The power of precision genomics to understand unique causes of disease in individual patients
A UC San Francisco-led research team has identified the rare genetic mutation responsible for a unique case of severe combined immunodeficiency (SCID), a deadly immune system disorder also known as "boy in the bubble" disease. In addition to defining the latest of more than two dozen known genetic causes of SCID, the study—published online November 30, 2016 in the New England Journal of Medicine—revealed an unexpected role for the mutated gene in the normal processes of immune system development.
"We're entering a new era of genomic medicine," said Jennifer Puck, MD, UCSF professor of immunology and pediatrics, a pediatric immunologist at UCSF Health and senior author of the new study. "Our technology has progressed to the point that we can learn a great deal about a disease, and even learn important new facts about normal biology, from just a single patient. In this case we were able to unearth the potentially unique underlying genetic cause of one patient's disease and come away with brand new understanding of how the immune system develops."

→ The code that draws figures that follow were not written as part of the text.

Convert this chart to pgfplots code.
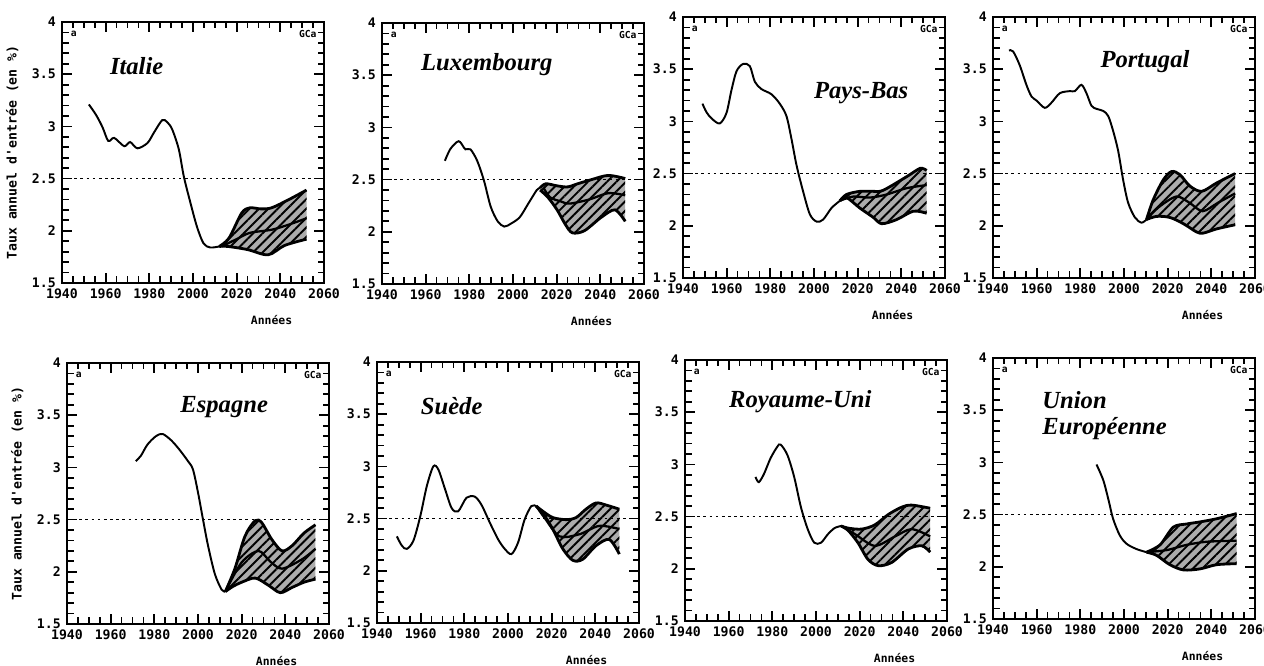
\documentclass[border=0pt]{standalone}
\usepackage{fontspec}
\usepackage{pgfplots}
\pgfplotsset{compat=1.18}
\usepgfplotslibrary{fillbetween}
\usetikzlibrary{patterns.meta}
\newfontfamily\plotfont{DejaVu Sans Mono}
\newfontfamily\titlefont{Liberation Serif}

\pgfplotsset{
  panel/.style={
    scale only axis, width=5.24cm, height=5.22cm, anchor=north west,
    xmin=1940, xmax=2060, ymin=1.5, ymax=4,
    xtick={1940,1960,...,2060}, ytick={1.5,2,...,4},
    minor x tick num=3, minor y tick num=4,
    tick align=inside,
    major tick length=0.2cm, minor tick length=0.13cm,
    every tick/.style={black, line width=1pt},
    axis line style={line width=1.2pt},
    tick label style={font=\plotfont\bfseries\fontsize{7.5}{8}\selectfont},
    /pgf/number format/assume math mode=true,
    x tick label style={/pgf/number format/1000 sep={}},
    xlabel={Années},
    xlabel style={font=\plotfont\bfseries\fontsize{6.5}{7}\selectfont,
      at={(axis description cs:0.8,-0.14)}, anchor=center},
    ylabel style={font=\plotfont\bfseries\fontsize{7.5}{8}\selectfont,
      at={(axis description cs:-0.19,0.5)}, anchor=center},
  },
  hist/.style={black, line width=1.1pt, smooth},
  edge/.style={black, line width=1.6pt, smooth},
  mid/.style={black, line width=1.3pt, smooth},
}
\newcommand\refline{\addplot[black, line width=0.6pt, dash pattern=on 1.5pt off 2pt] coordinates {(1940,2.5) (2060,2.5)};}
\newcommand\hatch[2]{%
  \addplot[fill=gray!65, draw=none] fill between[of=#1 and #2];
  \addplot[pattern={Lines[angle=45,distance=3.8pt,line width=1.1pt]}, pattern color=black, draw=none] fill between[of=#1 and #2];}
\newcommand\corners{%
  \node[font=\plotfont\bfseries\fontsize{5.5}{6}\selectfont, anchor=north west] at (rel axis cs:0.01,0.99) {a};
  \node[font=\plotfont\bfseries\fontsize{5.5}{6}\selectfont, anchor=north east] at (rel axis cs:0.995,0.99) {GCa};}
\newcommand\ttl[3]{\node[font=\titlefont\bfseries\itshape\fontsize{14}{15}\selectfont, align=left, anchor=#3] at (rel axis cs:#1) {#2};}

\begin{document}
\begin{tikzpicture}

% Italie
\begin{axis}[panel, at={(1.24cm,-0.44cm)}, ylabel={Taux annuel d'entrée (en \%)}]
\refline
\addplot[hist] coordinates {(1952.3,3.21)(1955.6,3.11)(1958.6,2.99)(1961.2,2.86)(1963.9,2.89)(1968.5,2.81)(1971.2,2.85)(1974.5,2.79)(1979.1,2.84)(1982.1,2.94)(1985.9,3.06)(1988.2,3.04)(1990.5,2.97)(1993.5,2.78)(1995.8,2.52)(1998.8,2.27)(2001.8,2.04)(2004.8,1.88)(2007.9,1.84)(2012,1.85)};
\addplot[edge, name path=U1] coordinates {(2012,1.85)(2016.5,1.93)(2022.3,2.17)(2026,2.22)(2031,2.21)(2036,2.22)(2044,2.30)(2052,2.39)};
\addplot[edge, name path=L1] coordinates {(2012,1.85)(2016,1.85)(2025,1.82)(2034.4,1.77)(2042,1.86)(2052,1.92)};
\hatch{U1}{L1}
\addplot[mid] coordinates {(2013,1.85)(2020,1.92)(2026,1.98)(2036,2.01)(2044,2.06)(2052,2.12)};
\ttl{0.285,0.83}{Italie}{center}
\corners
\end{axis}

% Luxembourg
\begin{axis}[panel, at={(7.64cm,-0.46cm)}]
\refline
\addplot[hist] coordinates {(1968.8,2.68)(1971.2,2.79)(1974.3,2.86)(1975.8,2.86)(1978.2,2.79)(1980.5,2.79)(1983.6,2.68)(1986.7,2.49)(1989.8,2.24)(1993,2.10)(1996,2.05)(1999.2,2.08)(2003.1,2.14)(2007,2.27)(2010.9,2.40)(2012.4,2.42)};
\addplot[edge, name path=U2] coordinates {(2012.4,2.42)(2015,2.46)(2020.2,2.44)(2025,2.43)(2029.6,2.46)(2036,2.50)(2043.6,2.54)(2051.4,2.51)};
\addplot[edge, name path=L2] coordinates {(2012.4,2.40)(2016,2.33)(2020.2,2.21)(2024,2.07)(2027.2,1.99)(2032.7,2.01)(2040.5,2.14)(2046.7,2.21)(2051.4,2.10)};
\hatch{U2}{L2}
\addplot[mid] coordinates {(2014,2.42)(2017,2.33)(2022,2.29)(2026,2.27)(2035,2.31)(2043.6,2.37)(2051.4,2.35)};
\ttl{0.40,0.84}{Luxembourg}{center}
\corners
\end{axis}

% Pays-Bas
\begin{axis}[panel, at={(13.66cm,-0.34cm)}]
\refline
\addplot[hist] coordinates {(1948.9,3.17)(1950.7,3.09)(1953,3.03)(1956.8,2.98)(1959.9,3.08)(1962.2,3.30)(1964.5,3.48)(1967.5,3.55)(1970.6,3.53)(1972.9,3.38)(1975.9,3.31)(1980.5,3.26)(1984.3,3.17)(1987.4,3.05)(1989.7,2.83)(1992,2.58)(1995,2.33)(1998.1,2.11)(2001.2,2.04)(2004.2,2.06)(2008,2.17)(2011.9,2.24)};
\addplot[edge, name path=U3] coordinates {(2011.9,2.24)(2014.9,2.30)(2021,2.33)(2027.2,2.33)(2031.7,2.34)(2042.4,2.47)(2048.6,2.55)(2051.6,2.53)};
\addplot[edge, name path=L3] coordinates {(2011.9,2.24)(2014.9,2.27)(2021,2.17)(2027.2,2.08)(2031,2.02)(2037.9,2.06)(2045.5,2.14)(2051.6,2.12)};
\hatch{U3}{L3}
\addplot[mid] coordinates {(2011.9,2.24)(2018,2.28)(2025.6,2.27)(2033.3,2.30)(2042.4,2.36)(2051.6,2.39)};
\ttl{0.68,0.71}{Pays-Bas}{center}
\corners
\end{axis}

% Portugal
\begin{axis}[panel, at={(19.86cm,-0.34cm)}]
\refline
\addplot[hist] coordinates {(1947.3,3.68)(1949.2,3.67)(1952.2,3.54)(1955.3,3.35)(1957.6,3.24)(1959.9,3.20)(1963.7,3.13)(1966.8,3.18)(1970.6,3.27)(1975.2,3.29)(1977.5,3.29)(1980.5,3.35)(1982.8,3.27)(1985.1,3.15)(1987.4,3.12)(1990.5,3.10)(1992.8,3.05)(1995,2.91)(1997.3,2.72)(1999.6,2.44)(2001.9,2.22)(2005,2.08)(2008,2.03)(2010.3,2.06)};
\addplot[edge, name path=U4] coordinates {(2010.3,2.06)(2013.4,2.25)(2018,2.44)(2021.8,2.52)(2025.6,2.49)(2030.2,2.38)(2035.6,2.33)(2042.4,2.41)(2050.9,2.50)};
\addplot[edge, name path=L4] coordinates {(2010.3,2.06)(2014.9,2.09)(2021,2.08)(2027.2,2.02)(2033.3,1.94)(2036.3,1.93)(2042.4,1.97)(2050.9,2.01)};
\hatch{U4}{L4}
\addplot[mid] coordinates {(2010.3,2.06)(2016,2.18)(2024,2.28)(2030,2.22)(2036,2.14)(2043,2.22)(2050.9,2.31)};
\ttl{0.58,0.83}{Portugal}{center}
\corners
\end{axis}

% Espagne
\begin{axis}[panel, at={(1.34cm,-7.26cm)}, ylabel={Taux annuel d'entrée (en \%)}]
\refline
\addplot[hist] coordinates {(1971.5,3.06)(1973.8,3.11)(1976.9,3.22)(1980.8,3.30)(1983.8,3.32)(1987.7,3.26)(1991.5,3.17)(1995.4,3.06)(1997.7,2.98)(2000,2.76)(2002.3,2.50)(2004.6,2.25)(2007.7,1.98)(2010.8,1.83)(2012.5,1.81)};
\addplot[edge, name path=U5] coordinates {(2012.5,1.81)(2016.9,2.03)(2021.5,2.34)(2026.2,2.49)(2029.2,2.47)(2033.8,2.31)(2038.5,2.20)(2043.1,2.25)(2048.5,2.37)(2053.8,2.45)};
\addplot[edge, name path=L5] coordinates {(2012.5,1.81)(2016,1.86)(2020,1.90)(2026.2,1.94)(2032.3,1.87)(2037.7,1.80)(2043.1,1.85)(2048.5,1.90)(2053.8,1.93)};
\hatch{U5}{L5}
\addplot[mid] coordinates {(2012.5,1.81)(2020,2.09)(2027.7,2.20)(2033,2.10)(2038.5,2.03)(2047.7,2.12)(2053.8,2.22)};
\ttl{0.60,0.83}{Espagne}{center}
\corners
\end{axis}

% Suede
\begin{axis}[panel, at={(7.54cm,-7.24cm)}]
\refline
\addplot[hist] coordinates {(1949.1,2.33)(1951.4,2.24)(1953.7,2.21)(1956.7,2.29)(1959.8,2.52)(1962.8,2.81)(1965.8,3.00)(1968.1,2.97)(1971.2,2.78)(1974.2,2.60)(1977.2,2.57)(1981,2.70)(1984.8,2.71)(1987.9,2.63)(1991.7,2.46)(1995.5,2.30)(1998.5,2.21)(2001.6,2.16)(2004.6,2.27)(2007.6,2.49)(2010.7,2.62)(2012.9,2.62)};
\addplot[edge, name path=U6] coordinates {(2012.9,2.62)(2016,2.57)(2020.5,2.51)(2026.6,2.49)(2031.2,2.51)(2035.7,2.59)(2040.3,2.65)(2044.9,2.63)(2051,2.59)};
\addplot[edge, name path=L6] coordinates {(2012.9,2.62)(2016,2.55)(2020.5,2.40)(2025.1,2.21)(2029.7,2.10)(2034.2,2.11)(2040.3,2.24)(2046.4,2.30)(2051,2.16)};
\hatch{U6}{L6}
\addplot[mid] coordinates {(2012.9,2.62)(2017,2.50)(2023.6,2.33)(2032.7,2.35)(2041.8,2.43)(2051,2.40)};
\ttl{0.285,0.83}{Suède}{center}
\corners
\end{axis}

% Royaume-Uni
\begin{axis}[panel, at={(13.70cm,-7.20cm)}]
\refline
\addplot[hist] coordinates {(1972.3,2.88)(1973.8,2.83)(1976.2,2.91)(1979.2,3.06)(1982.3,3.17)(1983.8,3.19)(1986.9,3.09)(1990,2.88)(1993.1,2.59)(1996.2,2.38)(1999.2,2.25)(2002.3,2.25)(2005.4,2.33)(2008.5,2.39)(2011.5,2.41)};
\addplot[edge, name path=U7] coordinates {(2011.5,2.41)(2014.6,2.39)(2020.8,2.38)(2026.9,2.42)(2033.1,2.52)(2039.2,2.59)(2043.8,2.61)(2052.3,2.58)};
\addplot[edge, name path=L7] coordinates {(2011.5,2.41)(2014.6,2.37)(2019.2,2.25)(2023.8,2.09)(2028.5,2.03)(2034.6,2.06)(2042.3,2.19)(2048.5,2.22)(2052.3,2.16)};
\hatch{U7}{L7}
\addplot[mid] coordinates {(2011.5,2.41)(2018,2.33)(2026.9,2.22)(2036.2,2.31)(2043.8,2.38)(2052.3,2.31)};
\ttl{0.44,0.84}{Royaume-Uni}{center}
\corners
\end{axis}

% Union Europeenne
\begin{axis}[panel, at={(19.86cm,-7.16cm)}]
\refline
\addplot[hist] coordinates {(1987.4,2.98)(1990.5,2.83)(1992.8,2.65)(1995,2.46)(1998.1,2.30)(2001.2,2.22)(2005.7,2.17)(2010.3,2.14)};
\addplot[edge, name path=U8] coordinates {(2010.3,2.14)(2016.5,2.21)(2022.6,2.38)(2028.7,2.41)(2034.8,2.43)(2042.4,2.46)(2051.6,2.51)};
\addplot[edge, name path=L8] coordinates {(2010.3,2.14)(2014.9,2.11)(2021,2.02)(2027.2,1.97)(2034.8,1.98)(2042.4,2.02)(2051.6,2.03)};
\hatch{U8}{L8}
\addplot[mid] coordinates {(2010.3,2.14)(2019.5,2.16)(2028.7,2.21)(2037.9,2.24)(2051.6,2.25)};
\ttl{0.165,0.78}{Union\\Européenne}{west}
\corners
\end{axis}

\pgfresetboundingbox
\path[use as bounding box] (0,0) rectangle (25.28,-13.32);
\end{tikzpicture}
\end{document}
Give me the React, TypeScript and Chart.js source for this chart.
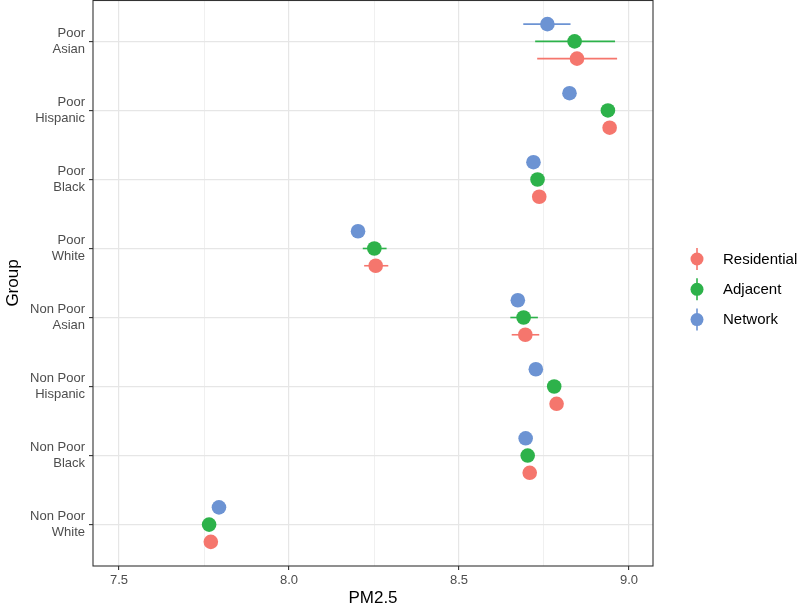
import React, { useEffect, useRef } from "react";
import { Chart, registerables } from "chart.js";

Chart.register(...registerables);

// Categories, top to bottom
const GROUPS: string[][] = [
  ["Poor", "Asian"],
  ["Poor", "Hispanic"],
  ["Poor", "Black"],
  ["Poor", "White"],
  ["Non Poor", "Asian"],
  ["Non Poor", "Hispanic"],
  ["Non Poor", "Black"],
  ["Non Poor", "White"],
];

const SERIES = ["Residential", "Adjacent", "Network"];
const COLORS = ["#F5766D", "#2DB24A", "#6C93D3"];

const RES = [8.847, 8.943, 8.736, 8.255, 8.695, 8.787, 8.708, 7.770];
const RES_LO = [8.730, 8.934, 8.727, 8.221, 8.655, 8.778, 8.699, 7.762];
const RES_HI = [8.965, 8.952, 8.745, 8.292, 8.736, 8.796, 8.717, 7.778];

const ADJ = [8.840, 8.938, 8.731, 8.251, 8.690, 8.780, 8.702, 7.765];
const ADJ_LO = [8.724, 8.929, 8.722, 8.217, 8.651, 8.771, 8.694, 7.757];
const ADJ_HI = [8.959, 8.947, 8.740, 8.287, 8.732, 8.789, 8.710, 7.773];

const NET = [8.760, 8.825, 8.719, 8.203, 8.673, 8.726, 8.696, 7.794];
const NET_LO = [8.689, 8.816, 8.710, 8.194, 8.664, 8.717, 8.687, 7.785];
const NET_HI = [8.828, 8.834, 8.728, 8.212, 8.682, 8.735, 8.705, 7.803];

const VALUES = [RES, ADJ, NET];
const LOWS = [RES_LO, ADJ_LO, NET_LO];
const HIGHS = [RES_HI, ADJ_HI, NET_HI];
const DODGE = [0.25, 0, -0.25];

const X_TICKS = [7.5, 7.75, 8.0, 8.25, 8.5, 8.75, 9.0];
const X_MIN = 7.4235;
const X_MAX = 9.0706;
const Y_MIN = -0.6;
const Y_MAX = 7.6;

const FONT = "'Liberation Sans', Arial, Helvetica, sans-serif";

const isMajor = (v: number) => Math.abs(v * 2 - Math.round(v * 2)) < 1e-6;

const errorBarPlugin = {
  id: "errorBars",
  beforeDatasetsDraw(chart: any) {
    const ctx = chart.ctx;
    const xs = chart.scales.x;
    const ys = chart.scales.y;
    ctx.save();
    ctx.lineWidth = 1.6;
    SERIES.forEach((_, s) => {
      ctx.strokeStyle = COLORS[s];
      GROUPS.forEach((__, j) => {
        const y = ys.getPixelForValue(j + DODGE[s]);
        ctx.beginPath();
        ctx.moveTo(xs.getPixelForValue(LOWS[s][j]), y);
        ctx.lineTo(xs.getPixelForValue(HIGHS[s][j]), y);
        ctx.stroke();
      });
    });
    ctx.restore();
  },
};

const panelPlugin = {
  id: "panelAndLegend",
  afterDraw(chart: any) {
    const ctx = chart.ctx;
    const a = chart.chartArea;
    ctx.save();
    ctx.strokeStyle = "#333333";
    ctx.lineWidth = 1.1;
    ctx.strokeRect(a.left, a.top + 0.5, a.right - a.left, a.bottom - a.top - 0.5);

    // legend
    const cy = (a.top + a.bottom) / 2;
    const mx = a.right + 44;
    SERIES.forEach((name, k) => {
      const y = cy - 24 + k * 30.3;
      ctx.strokeStyle = COLORS[k];
      ctx.lineWidth = 1.6;
      ctx.beginPath();
      ctx.moveTo(mx, y - 11);
      ctx.lineTo(mx, y + 11);
      ctx.stroke();
      ctx.fillStyle = COLORS[k];
      ctx.beginPath();
      ctx.arc(mx, y, 6.5, 0, Math.PI * 2);
      ctx.fill();
      ctx.fillStyle = "#000000";
      ctx.font = `15px ${FONT}`;
      ctx.textBaseline = "middle";
      ctx.textAlign = "left";
      ctx.fillText(name, mx + 26, y + 0.5);
    });
    ctx.restore();
  },
};

export default function App() {
  const ref = useRef<HTMLCanvasElement | null>(null);

  useEffect(() => {
    if (!ref.current) return;
    const chart = new Chart(ref.current, {
      type: "scatter",
      data: {
        datasets: SERIES.map((name, s) => ({
          label: name,
          data: GROUPS.map((_, j) => ({ x: VALUES[s][j], y: j + DODGE[s] })),
          backgroundColor: COLORS[s],
          borderColor: COLORS[s],
          borderWidth: 0,
          pointRadius: 7.3,
          pointHoverRadius: 7.3,
        })),
      },
      options: {
        animation: false,
        responsive: false,
        events: [],
        layout: { autoPadding: false, padding: { left: 0, top: 0, right: 146, bottom: 0 } },
        plugins: {
          legend: { display: false },
          tooltip: { enabled: false },
        },
        scales: {
          x: {
            type: "linear",
            min: X_MIN,
            max: X_MAX,
            afterBuildTicks: (s: any) => {
              s.ticks = X_TICKS.map((v) => ({ value: v }));
            },
            afterFit: (s: any) => {
              s.height = 41;
              s.paddingLeft = 0;
              s.paddingRight = 0;
            },
            ticks: {
              autoSkip: false,
              maxRotation: 0,
              padding: 3,
              color: "#4D4D4D",
              font: { family: FONT, size: 13 },
              callback: (v: any) => (isMajor(Number(v)) ? Number(v).toFixed(1) : ""),
            },
            grid: {
              color: "#E6E6E6",
              lineWidth: (c: any) => (isMajor(c.tick.value) ? 1.2 : 0.6),
              tickColor: (c: any) => (isMajor(c.tick.value) ? "#333333" : "rgba(0,0,0,0)"),
              tickLength: 4,
              tickWidth: 1.1,
            },
            border: { display: false },
            title: {
              display: true,
              text: "PM2.5",
              color: "#000000",
              font: { family: FONT, size: 17, lineHeight: 1 },
              padding: { top: 0, bottom: 0 },
            },
          },
          y: {
            type: "linear",
            reverse: true,
            min: Y_MIN,
            max: Y_MAX,
            afterBuildTicks: (s: any) => {
              s.ticks = GROUPS.map((_, j) => ({ value: j }));
            },
            afterFit: (s: any) => {
              s.width = 93;
              s.paddingTop = 0;
              s.paddingBottom = 0;
            },
            ticks: {
              autoSkip: false,
              padding: 4,
              color: "#4D4D4D",
              font: { family: FONT, size: 13, lineHeight: 1.22 },
              callback: (v: any) => GROUPS[Math.round(Number(v))] || "",
            },
            grid: {
              color: "#E6E6E6",
              lineWidth: 1.2,
              tickColor: "#333333",
              tickLength: 4,
              tickWidth: 1.1,
            },
            border: { display: false },
            title: {
              display: true,
              text: "Group",
              color: "#000000",
              font: { family: FONT, size: 17, lineHeight: 1 },
              padding: 5,
            },
          },
        },
      },
      plugins: [errorBarPlugin, panelPlugin],
    } as any);
    return () => chart.destroy();
  }, []);

  return (
    <div style={{ position: "absolute", left: 0, top: 0, width: 799, height: 607 }}>
      <canvas ref={ref} width={799} height={607} style={{ display: "block" }} />
    </div>
  );
}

The patient featured in the new study was identified through a population-based neonatal screening approach for SCID that Puck developed in 2005, and which is now widely performed. (Since it was introduced in California in 2010, Puck's screening method has increased the survival rate of infants with SCID to 94 percent, and by 2017 will be used in 47 US states.) The screening indicated a severely compromised immune system, leaving the patient open to a likely fatal series of infections. However, UCSF doctors performed a bone-marrow transplant, the standard of care for SCID, which provided the infant with a fully functional immune system.
In addition to SCID, however, the infant was also born with a constellation of abnormal features including craniofacial deformities, loose skin, excess body hair, and neurological abnormalities, which suggested that a single rare genetic defect could underlie the patient's disease. In part to determine whether the infant's parents were carriers of a genetic mutation that could be passed on to future children, Puck's group set out to scan the genomes of both infant and parents for mutations that could be responsible for the disease. Working with the lab of computational biologist Steven Brenner, PhD, of UC Berkeley and with researchers at Tata Consultancy Services, the team used next-generation exome sequencing to identify a single mutation present in the infant but not the parents—referred to as a de novo mutation—in the BCL11B gene, which had previously been associated only with lymphatic cancer.
"What's remarkable is that not only was this a gene that had never been associated with SCID before, which required more advanced genomics techniques to discover," said Brenner, "but also that unlike every other known SCID gene, you only need one copy of this mutation to disrupt multiple aspects of development."
In order to understand the biological effects of the patient's mutation, the researchers collaborated with the team of David Wiest, PhD, of the Fox Chase Cancer Center in Philadelphia, to introduce the patient's mutated form of BCL11B into zebrafish, whose immune systems are similar to those of humans. They found that the mutated form of BCL11B produced abnormalities in the zebrafish that mimicked those observed in the patient, including not only a disabled immune system but also similar craniofacial abnormalities. Blocking the mutated gene and replacing it with the normal human gene in embryonic zebrafish reversed all these symptoms, strongly suggesting that abnormal BCL11B was the cause of the symptoms seen in both zebrafish and the human patient.
The normal BCL11B protein binds to DNA at sites across the genome to activate a wide variety of developmental genes in a precisely orchestrated sequence. Experiments revealed that the BCL11B gene mutation identified in the new study disrupts this protein's ability to bind to DNA, thereby resulting in the wide array of immunological, neurological, and craniofacial disruptions seen in both the human patient and in zebrafish.
"Mutations do arise on the way from the joining of sperm and eggs to producing a new person," Puck said. "Everyone has such new mutations, but usually they are silent passengers that don't do any harm. In this case, however, a mutation in BCL11B turned the protein it produces into a monkey wrench that disrupted many different systems in the body."
Because zebrafish embryos are transparent, the researchers were able to observe that one key effect of disrupting BCL11B was to block the ability of immature bone marrow stem cells to successfully migrate into the thymus, where these cells are normally "educated" to become mature T lymphocytes, often called 'T cells', which are essential for combating infection and are almost completely lacking in patients with SCID.
Further experiments in the lab in which the researchers introduced the BCL11B mutation into normal human bone marrow stem cells and compared them with diseased cells obtained from the patient confirmed that this infant's mutation impaired its T cells' ability to migrate and mature.
According to Puck, the findings illustrate the power of deeply studying rare diseases in individual patients: "We may never get another patient just like this one," she said. "But as a result of studying this one case we were able to learn so much about a critical gene in a critical pathway that hadn't been appreciated before."